As US commentators mused last week over signs that Microsoft’s Bing might at last be gaining some ground on Google stateside, as far as the UK is concerned the world’s most powerful web middleman is going from strength to strength.
A sign of unhealthy market dominance or a case of worrying about the wrong thing?
According to comScore (only one of several firms measuring these things), Google’s US numbers are now 64.4 percent with Bing rising a tick to 20.1 percent on the back of a search deal with Yahoo which, once combined, means the latter two might now own a third of US search.
In contrast Google’s global dominance remains a crushing 87 percent mark. Meanwhile, a second analytics firm recently measured the March 2015 UK market-share as 88.12 percent for Google, 7.09 percent for Bing, 3.61 percent for Yahoo, with ‘others’ at around one percent.

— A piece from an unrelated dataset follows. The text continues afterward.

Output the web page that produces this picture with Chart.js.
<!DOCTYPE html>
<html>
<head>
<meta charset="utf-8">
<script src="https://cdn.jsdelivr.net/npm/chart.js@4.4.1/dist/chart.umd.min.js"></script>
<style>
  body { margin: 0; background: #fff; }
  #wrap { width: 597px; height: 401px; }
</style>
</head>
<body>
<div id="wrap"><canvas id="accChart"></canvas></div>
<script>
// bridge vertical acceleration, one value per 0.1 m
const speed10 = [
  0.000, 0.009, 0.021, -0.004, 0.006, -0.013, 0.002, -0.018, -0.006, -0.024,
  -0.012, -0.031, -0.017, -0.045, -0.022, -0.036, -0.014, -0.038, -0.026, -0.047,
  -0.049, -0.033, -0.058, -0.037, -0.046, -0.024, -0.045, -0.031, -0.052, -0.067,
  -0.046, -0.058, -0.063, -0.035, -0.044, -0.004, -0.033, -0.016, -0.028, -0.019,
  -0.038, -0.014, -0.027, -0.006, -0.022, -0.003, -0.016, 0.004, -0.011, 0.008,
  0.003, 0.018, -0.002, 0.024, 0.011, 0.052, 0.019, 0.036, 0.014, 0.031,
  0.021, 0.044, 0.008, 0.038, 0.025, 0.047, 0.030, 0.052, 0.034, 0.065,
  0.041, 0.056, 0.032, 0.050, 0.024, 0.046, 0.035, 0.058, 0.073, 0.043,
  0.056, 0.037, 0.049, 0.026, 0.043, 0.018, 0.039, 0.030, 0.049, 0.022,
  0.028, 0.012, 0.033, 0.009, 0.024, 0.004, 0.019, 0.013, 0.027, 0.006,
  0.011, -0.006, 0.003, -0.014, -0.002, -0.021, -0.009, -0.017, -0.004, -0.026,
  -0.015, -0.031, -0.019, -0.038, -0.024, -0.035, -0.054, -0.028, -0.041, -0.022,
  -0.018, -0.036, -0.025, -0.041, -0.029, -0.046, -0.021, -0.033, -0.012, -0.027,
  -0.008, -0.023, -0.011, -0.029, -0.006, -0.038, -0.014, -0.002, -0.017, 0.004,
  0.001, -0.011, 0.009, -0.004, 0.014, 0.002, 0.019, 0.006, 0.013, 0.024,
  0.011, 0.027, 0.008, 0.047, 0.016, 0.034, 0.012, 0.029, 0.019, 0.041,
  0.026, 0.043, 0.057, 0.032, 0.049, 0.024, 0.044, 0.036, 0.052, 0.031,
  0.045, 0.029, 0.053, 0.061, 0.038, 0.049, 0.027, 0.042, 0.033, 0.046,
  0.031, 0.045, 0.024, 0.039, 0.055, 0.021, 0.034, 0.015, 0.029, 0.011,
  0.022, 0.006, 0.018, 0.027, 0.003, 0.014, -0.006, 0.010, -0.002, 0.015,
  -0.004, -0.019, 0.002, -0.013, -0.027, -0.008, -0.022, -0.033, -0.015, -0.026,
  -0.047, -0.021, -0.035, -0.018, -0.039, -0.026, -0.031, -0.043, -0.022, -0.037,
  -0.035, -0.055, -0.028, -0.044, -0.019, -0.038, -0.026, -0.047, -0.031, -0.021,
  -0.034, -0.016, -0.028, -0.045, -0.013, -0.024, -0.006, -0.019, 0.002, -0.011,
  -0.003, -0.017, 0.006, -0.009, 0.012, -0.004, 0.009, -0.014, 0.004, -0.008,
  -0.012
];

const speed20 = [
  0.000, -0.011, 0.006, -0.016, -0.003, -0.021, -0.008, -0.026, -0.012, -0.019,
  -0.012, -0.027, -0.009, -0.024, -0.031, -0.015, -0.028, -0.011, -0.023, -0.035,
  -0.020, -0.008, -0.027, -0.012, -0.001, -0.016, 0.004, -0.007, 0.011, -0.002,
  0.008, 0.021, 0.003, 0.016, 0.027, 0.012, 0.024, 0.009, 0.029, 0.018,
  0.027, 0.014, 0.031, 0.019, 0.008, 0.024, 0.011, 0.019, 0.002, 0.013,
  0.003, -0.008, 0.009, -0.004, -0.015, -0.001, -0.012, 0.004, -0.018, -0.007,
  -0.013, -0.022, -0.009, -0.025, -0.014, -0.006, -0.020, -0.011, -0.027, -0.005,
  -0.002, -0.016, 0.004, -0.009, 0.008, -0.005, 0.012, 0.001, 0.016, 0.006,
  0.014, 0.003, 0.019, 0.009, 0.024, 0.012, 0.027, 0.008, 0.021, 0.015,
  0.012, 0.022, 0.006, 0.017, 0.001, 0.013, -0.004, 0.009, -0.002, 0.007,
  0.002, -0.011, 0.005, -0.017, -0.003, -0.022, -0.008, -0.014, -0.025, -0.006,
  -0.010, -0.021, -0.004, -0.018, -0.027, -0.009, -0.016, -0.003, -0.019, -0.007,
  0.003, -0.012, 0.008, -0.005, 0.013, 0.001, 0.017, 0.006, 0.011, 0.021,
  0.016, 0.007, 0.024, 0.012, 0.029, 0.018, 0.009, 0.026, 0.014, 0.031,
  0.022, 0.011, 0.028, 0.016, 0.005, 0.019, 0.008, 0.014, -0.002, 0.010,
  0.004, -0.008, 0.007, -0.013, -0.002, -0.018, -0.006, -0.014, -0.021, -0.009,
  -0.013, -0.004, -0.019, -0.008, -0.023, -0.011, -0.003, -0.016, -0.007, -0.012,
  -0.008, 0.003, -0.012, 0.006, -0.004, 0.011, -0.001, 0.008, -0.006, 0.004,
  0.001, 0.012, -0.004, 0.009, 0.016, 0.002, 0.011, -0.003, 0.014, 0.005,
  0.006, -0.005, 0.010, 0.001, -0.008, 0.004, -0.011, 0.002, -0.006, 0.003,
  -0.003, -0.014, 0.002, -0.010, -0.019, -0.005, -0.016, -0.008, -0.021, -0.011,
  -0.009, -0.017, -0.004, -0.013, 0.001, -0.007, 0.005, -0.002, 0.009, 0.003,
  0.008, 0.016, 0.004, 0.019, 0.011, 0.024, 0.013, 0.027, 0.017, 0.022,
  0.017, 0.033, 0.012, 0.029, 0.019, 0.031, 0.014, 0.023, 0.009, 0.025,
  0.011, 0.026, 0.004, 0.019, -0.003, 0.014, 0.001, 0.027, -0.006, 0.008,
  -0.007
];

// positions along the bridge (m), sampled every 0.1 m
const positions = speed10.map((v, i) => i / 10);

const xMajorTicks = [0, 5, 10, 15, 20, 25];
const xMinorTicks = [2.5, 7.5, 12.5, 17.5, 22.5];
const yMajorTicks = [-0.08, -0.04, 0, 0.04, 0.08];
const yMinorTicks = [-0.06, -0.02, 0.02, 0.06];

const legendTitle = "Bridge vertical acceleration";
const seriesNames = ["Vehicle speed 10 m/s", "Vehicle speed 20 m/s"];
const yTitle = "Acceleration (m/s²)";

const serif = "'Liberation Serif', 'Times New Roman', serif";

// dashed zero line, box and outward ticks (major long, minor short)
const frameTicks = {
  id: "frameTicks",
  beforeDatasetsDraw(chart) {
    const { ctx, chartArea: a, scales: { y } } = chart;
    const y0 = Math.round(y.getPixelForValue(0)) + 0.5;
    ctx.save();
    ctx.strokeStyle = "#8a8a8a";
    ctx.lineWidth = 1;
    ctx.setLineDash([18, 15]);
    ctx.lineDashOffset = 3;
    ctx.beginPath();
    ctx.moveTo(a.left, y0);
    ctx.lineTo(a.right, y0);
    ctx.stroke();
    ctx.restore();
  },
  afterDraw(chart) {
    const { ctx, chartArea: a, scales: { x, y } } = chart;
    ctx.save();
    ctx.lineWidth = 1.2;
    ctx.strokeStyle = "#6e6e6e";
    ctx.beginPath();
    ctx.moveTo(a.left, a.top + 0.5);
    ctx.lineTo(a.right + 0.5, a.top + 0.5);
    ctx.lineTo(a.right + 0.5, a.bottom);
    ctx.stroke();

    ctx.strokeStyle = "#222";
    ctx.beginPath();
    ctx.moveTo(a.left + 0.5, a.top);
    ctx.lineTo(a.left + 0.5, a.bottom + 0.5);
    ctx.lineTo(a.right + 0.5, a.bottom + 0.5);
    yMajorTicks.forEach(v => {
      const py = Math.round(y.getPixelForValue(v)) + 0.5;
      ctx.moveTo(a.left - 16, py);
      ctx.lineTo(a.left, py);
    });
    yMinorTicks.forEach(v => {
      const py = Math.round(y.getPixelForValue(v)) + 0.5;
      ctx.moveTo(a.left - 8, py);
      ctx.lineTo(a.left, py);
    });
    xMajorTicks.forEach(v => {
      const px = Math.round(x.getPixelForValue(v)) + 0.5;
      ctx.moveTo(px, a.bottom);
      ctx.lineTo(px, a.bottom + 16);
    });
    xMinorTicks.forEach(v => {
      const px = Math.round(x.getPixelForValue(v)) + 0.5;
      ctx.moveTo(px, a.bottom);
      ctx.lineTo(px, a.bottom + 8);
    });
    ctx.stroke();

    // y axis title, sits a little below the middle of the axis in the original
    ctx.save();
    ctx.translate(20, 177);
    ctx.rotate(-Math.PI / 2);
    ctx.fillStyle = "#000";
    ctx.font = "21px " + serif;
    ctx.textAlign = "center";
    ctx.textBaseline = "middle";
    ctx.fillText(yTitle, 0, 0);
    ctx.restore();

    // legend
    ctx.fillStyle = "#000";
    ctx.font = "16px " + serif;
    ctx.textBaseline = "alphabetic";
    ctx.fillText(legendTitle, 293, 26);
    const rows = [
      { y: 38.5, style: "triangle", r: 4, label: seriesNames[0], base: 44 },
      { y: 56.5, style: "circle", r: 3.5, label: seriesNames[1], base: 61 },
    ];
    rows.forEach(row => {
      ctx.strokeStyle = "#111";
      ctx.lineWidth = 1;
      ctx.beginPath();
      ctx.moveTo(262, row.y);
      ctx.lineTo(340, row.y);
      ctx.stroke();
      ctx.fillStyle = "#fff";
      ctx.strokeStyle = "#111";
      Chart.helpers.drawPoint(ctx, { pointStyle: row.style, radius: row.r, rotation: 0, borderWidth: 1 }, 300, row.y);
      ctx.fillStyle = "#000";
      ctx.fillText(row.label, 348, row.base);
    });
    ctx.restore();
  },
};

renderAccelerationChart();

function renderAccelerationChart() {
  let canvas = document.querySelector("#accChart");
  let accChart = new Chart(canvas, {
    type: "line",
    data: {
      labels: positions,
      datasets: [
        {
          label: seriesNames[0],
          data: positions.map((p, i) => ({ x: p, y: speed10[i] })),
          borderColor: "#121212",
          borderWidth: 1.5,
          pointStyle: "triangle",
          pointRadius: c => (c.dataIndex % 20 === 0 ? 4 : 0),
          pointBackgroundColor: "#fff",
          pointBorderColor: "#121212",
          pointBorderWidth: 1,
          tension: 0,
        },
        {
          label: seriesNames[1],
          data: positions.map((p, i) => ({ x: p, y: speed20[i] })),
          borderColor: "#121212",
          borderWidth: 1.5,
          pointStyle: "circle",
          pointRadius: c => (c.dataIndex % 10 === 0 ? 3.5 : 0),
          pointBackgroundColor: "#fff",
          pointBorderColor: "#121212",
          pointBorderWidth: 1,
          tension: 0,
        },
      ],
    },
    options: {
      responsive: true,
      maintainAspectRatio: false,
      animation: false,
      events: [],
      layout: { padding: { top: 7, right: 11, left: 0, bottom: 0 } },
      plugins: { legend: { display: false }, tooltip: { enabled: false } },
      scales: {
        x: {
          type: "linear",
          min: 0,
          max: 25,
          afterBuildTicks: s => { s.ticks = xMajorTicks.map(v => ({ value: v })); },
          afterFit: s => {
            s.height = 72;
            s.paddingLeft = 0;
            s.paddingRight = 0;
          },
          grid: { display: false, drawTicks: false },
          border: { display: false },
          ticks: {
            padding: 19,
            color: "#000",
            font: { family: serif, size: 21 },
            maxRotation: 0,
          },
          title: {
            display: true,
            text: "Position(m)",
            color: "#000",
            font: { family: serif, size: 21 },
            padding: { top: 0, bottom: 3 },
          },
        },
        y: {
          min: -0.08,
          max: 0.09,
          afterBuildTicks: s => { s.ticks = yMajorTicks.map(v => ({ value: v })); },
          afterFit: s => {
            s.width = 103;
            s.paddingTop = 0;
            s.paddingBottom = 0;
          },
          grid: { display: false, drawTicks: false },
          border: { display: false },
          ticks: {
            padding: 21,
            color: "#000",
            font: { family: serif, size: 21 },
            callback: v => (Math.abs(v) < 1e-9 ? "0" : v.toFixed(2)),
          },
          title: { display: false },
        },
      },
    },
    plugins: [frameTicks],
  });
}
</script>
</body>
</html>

Normally barely anyone pays much attention to monthly search engine figures but this was the week the EU finally launched its historic anti-trust action against Google so everything the latter does – and dominates – is suddenly of intense fascination.
Yahoo’s decent US showing against Google, and poor UK one, has its roots in history and the fact that Yahoo entrenched itself in US Internet culture at a time when both firms were much smaller. It never gained the same popularity in the UK, or in most countries outside the US in the way that Google did. To this day Yahoo remains a noun while Google is more often a verb.

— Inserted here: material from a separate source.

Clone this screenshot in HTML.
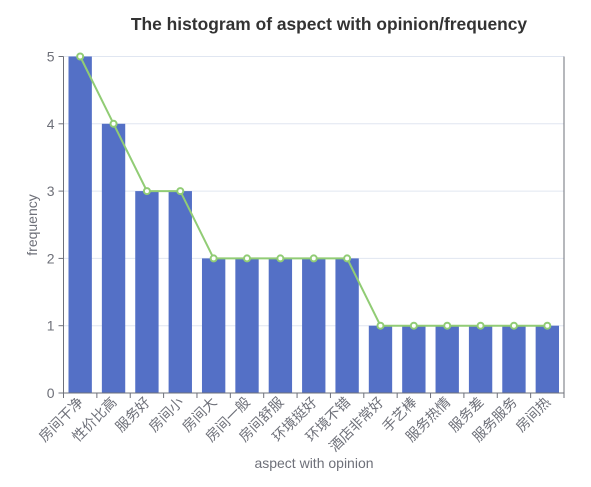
<!DOCTYPE html>
<html><head><meta charset="utf-8"><style>
body{margin:0;background:#fff;font-family:"Liberation Sans","Noto Sans CJK SC",sans-serif}
</style></head><body>
<svg id="c" width="591" height="482" xmlns="http://www.w3.org/2000/svg">
<text x="329" y="30" text-anchor="middle" font-size="17.4" font-weight="bold" fill="#333">The histogram of aspect with opinion/frequency</text>
<text x="314" y="468" text-anchor="middle" font-size="14" fill="#6e7079">aspect with opinion</text>
<text transform="translate(37,225) rotate(-90)" text-anchor="middle" font-size="14" fill="#6e7079">frequency</text>
<g id="g"></g>
</svg>
<script>
const categories=["房间干净","性价比高","服务好","房间小","房间大","房间一般","房间舒服","环境挺好","环境不错","酒店非常好","手艺棒","服务热情","服务差","服务服务","房间热"];
const values=[5,4,3,3,2,2,2,2,2,1,1,1,1,1,1];
const yTicks=[0,1,2,3,4,5];
const NS="http://www.w3.org/2000/svg";
const g=document.getElementById('g');
const L=63.5,R=564,T=56.5,B=393;
const bw=(R-L)/categories.length;
const x=i=>L+bw*(i+0.5);
const y=v=>B-(B-T)*v/5;
function el(t,a,p){const e=document.createElementNS(NS,t);for(const k in a)e.setAttribute(k,a[k]);(p||g).appendChild(e);return e;}
yTicks.forEach(t=>{
 if(t>0){const l=el('line',{x1:L,x2:R,y1:y(t),y2:y(t),stroke:'#e0e6f1'});
 
 }
 const tk=el('line',{x1:L-5,x2:L,y1:y(t),y2:y(t),stroke:'#6e7079'});
 
 
 const tx=el('text',{x:L-9,y:y(t)+5,'text-anchor':'end','font-size':14,fill:'#6e7079'});tx.textContent=t;
 
 
});
values.forEach((v,i)=>{
 const r=el('rect',{x:x(i)-bw*0.35,y:y(v),width:bw*0.7,height:B-y(v),fill:'#5470c6'});
 
 
});
[L,R].forEach(a=>{const l=el('line',{x1:a,x2:a,y1:T,y2:B,stroke:'#6e7079'});
 
 });
const xl=el('line',{x1:L,x2:R,y1:B,y2:B,stroke:'#6e7079'});


for(let i=0;i<=categories.length;i++){const t=el('line',{x1:L+bw*i,x2:L+bw*i,y1:B,y2:B+5,stroke:'#6e7079'});
 
 }
categories.forEach((c,i)=>{
 const t=el('text',{transform:`translate(${x(i)+4},${B+10}) rotate(-45)`,'text-anchor':'end','font-size':14,fill:'#6e7079'});t.textContent=c;
 
 
});
const ln=el('polyline',{points:values.map((v,i)=>x(i)+','+y(v)).join(' '),fill:'none',stroke:'#91cc75','stroke-width':2});


values.forEach((v,i)=>{const p=el('circle',{cx:x(i),cy:y(v),r:3,fill:'#fff',stroke:'#91cc75','stroke-width':2});
 
 });
</script>
</body></html>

What this tells us is that the early era of Internet competition around the turn of the millennium largely defined the search world we now inhabit and shifting it will be nigh on impossible. Gallingly, Microsoft even had the dominant browser during this period which people fired up to do one thing – search for things using Google search.

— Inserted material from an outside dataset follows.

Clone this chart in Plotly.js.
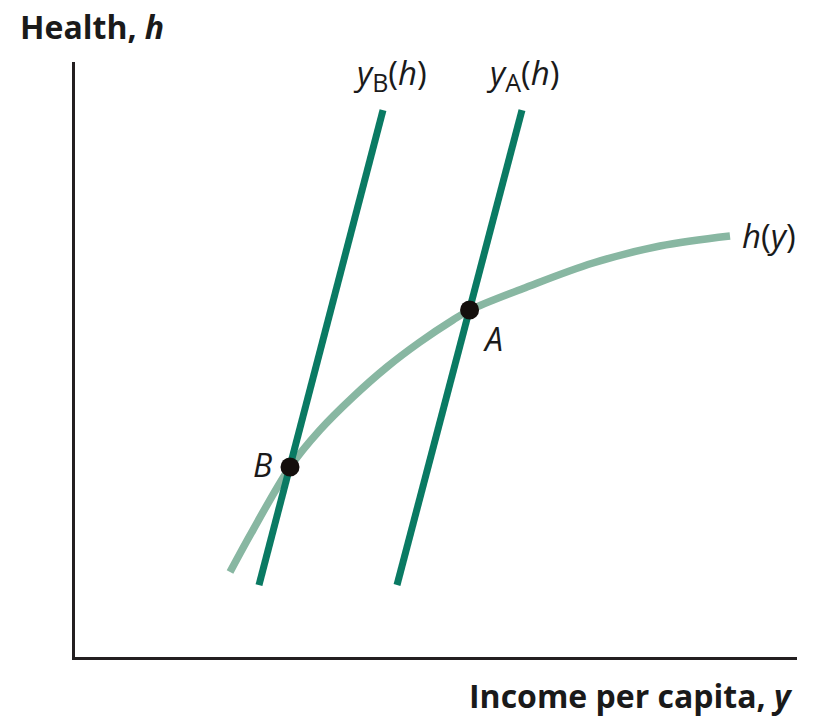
<!DOCTYPE html>
<html>
<head>
<meta charset="utf-8">
<script src="https://cdn.plot.ly/plotly-3.0.1.min.js"></script>
<style>html,body{margin:0;padding:0;background:#fff;}#chart{width:817px;height:717px;}</style>
</head>
<body>
<div id="chart"></div>
<script>
// Curve h(y): income vs health (arbitrary units)
const hCurveX = [2.147, 2.465, 2.978, 3.393, 3.850, 4.321, 4.778, 5.235, 5.471, 6.260, 7.175, 8.102, 9.072];
const hCurveY = [1.429, 2.134, 3.193, 3.815, 4.370, 4.874, 5.294, 5.664, 5.832, 6.218, 6.622, 6.908, 7.076];
// Line y_B(h)
const yBX = [2.548, 4.266];
const yBY = [1.210, 9.193];
// Line y_A(h)
const yAX = [4.460, 6.191];
const yAY = [1.210, 9.193];
// Equilibrium points
const pointNames = ['B', 'A'];
const pointX = [2.978, 5.465];
const pointY = [3.193, 5.832];

const FONT = '"Open Sans", "Noto Sans", sans-serif';
const dark = '#0a7a63';
const light = '#88b7a2';

const traces = [
  {x: hCurveX, y: hCurveY, mode: 'lines', line: {color: light, width: 7.5, shape: 'spline', smoothing: 1}, hoverinfo: 'skip'},
  {x: yBX, y: yBY, mode: 'lines', line: {color: dark, width: 7}, hoverinfo: 'skip'},
  {x: yAX, y: yAY, mode: 'lines', line: {color: dark, width: 7}, hoverinfo: 'skip'},
  {x: pointX, y: pointY, text: pointNames, mode: 'markers', marker: {color: '#140f0c', size: 19}, hoverinfo: 'skip', cliponaxis: false}
];

const ann = (x, y, text, size, xanchor, ref) => ({
  x: x, y: y, xref: ref || 'x', yref: ref ? 'paper' : 'y', text: text, showarrow: false,
  xanchor: xanchor || 'center', yanchor: 'middle',
  font: {family: FONT, size: size, color: '#1a1a1a'}
});

const sub = s => '<sub><span style="font-size:25px">' + s + '</span></sub>';

const layout = {
  width: 817, height: 717,
  margin: {l: 75, r: 20, t: 62, b: 60},
  paper_bgcolor: '#fff', plot_bgcolor: '#fff',
  showlegend: false,
  xaxis: {range: [0, 10], showgrid: false, zeroline: false, showticklabels: false, ticks: '',
          showline: true, linewidth: 3, linecolor: '#231f20', fixedrange: true},
  yaxis: {range: [0, 10], showgrid: false, zeroline: false, showticklabels: false, ticks: '',
          showline: true, linewidth: 3, linecolor: '#231f20', fixedrange: true},
  annotations: [
    ann(-0.0789, 1.0605, '<b>Health, <i>h</i></b>', 32, 'left', 'paper'),
    ann(0.9972, -0.0639, '<b>Income per capita, <i>y</i></b>', 32, 'right', 'paper'),
    ann(4.363, 9.782, '<i>y</i>' + sub('B') + '(<i>h</i>)', 33),
    ann(6.205, 9.782, '<i>y</i>' + sub('A') + '(<i>h</i>)', 33),
    ann(9.612, 7.076, '<i>h</i>(<i>y</i>)', 33),
    ann(5.789, 5.361, '<i>A</i>', 32),
    ann(2.590, 3.227, '<i>B</i>', 32)
  ]
};

Plotly.newPlot('chart', traces, layout, {displayModeBar: false, staticPlot: true});
</script>
</body>
</html>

It probably didn’t help that Bing and Yahoo did a poor job in the UK with initiatives such as local listings, the one area Google could have been overhauled. By the time Android rose to dominance, it was too late, another legacy of Steve Ballmer’s decision to let Windows Mobile go to seed.
As the EU case acknowledges, it’s not the medium people use to search that necessarily matters so much as what they are presented with when they do this. People are free to use Google as their default search engine in any browser just as they are free to sign up for Google’s many online services or buy Android smartphones that tie them even deeper in its web of the web.
It’s hard to argue that Google’s dominance of UK, Global and even US traffic search is inherently bad if people choose it for themselves over rival services. Google’s real power has to do with data, how people use this to generate information about the world, and how its algorithms define the way publishers create content to keep it happy. The problem as ever is that this is not something that can be measured.